I’m going to just suggest you read Tablet Magazine contributing editor David Margolick’s solid profile of Prime Minister Netanyahu in the new Vanity Fair (and don’t miss the accompanying slide show by Platon!). It is impressively comprehensive; it’s difficult to think of a base left uncovered. I gather from the reception of Margolick’s piece that many were unaware that Sheldon Adelson created Israel HaYom—now Israel’s highest-circulation daily—to buttress his political friend Bibi. (For the record, Israel HaYom‘s English-language newsletter, edited by friend-of-The Scroll Amir Mizroch, rarely feels slanted.) I didn’t know the full extent to which some worry about Netanyahu’s wife Sara—her alleged impetuousness and destabilizing emotional effect on her husband. (It certainly puts in a new light this interview she just gave to a German publication, in which she called her husband her “best friend.”)

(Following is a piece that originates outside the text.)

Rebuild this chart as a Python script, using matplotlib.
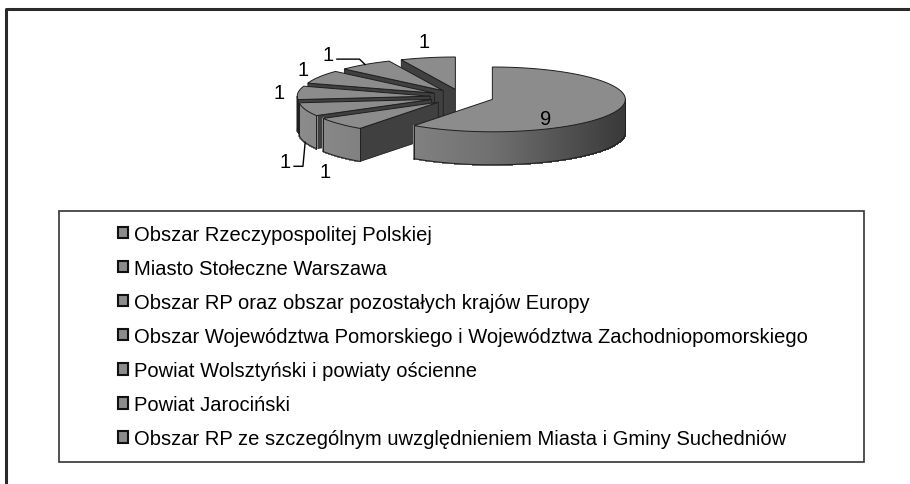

I wish I had read the profile before writing my post this morning on Netanyahu’s awkward settlement “compromise,” in which with one hand he opposed a bill that would have attempted to legalize an illegal West Bank neighborhood, and with the other hand approved 850 more houses in other settlements. Margolick effectively gets to the heart of the paradoxical way in which the unity government has weakened Netanyahu:

Invincibility cuts both ways: with settlers and other right-wingers at his side, Netanyahu has always had an excuse to do nothing with the Palestinians. The handicapping is that he still won’t, his new partners notwithstanding. But his days as a cipher may be numbered. Having shown—yet again—his paramount political skills, he may now have to reveal who he really is.

Another juicy bit:

But one charge clearly infuriates him: that [Defense Minister Ehud] Barak, a hugely unpopular figure in Israel whom Netanyahu has rescued from political oblivion, is driving him.

“Oh, totally!’ he scoffs. “He spins me on his little finger.”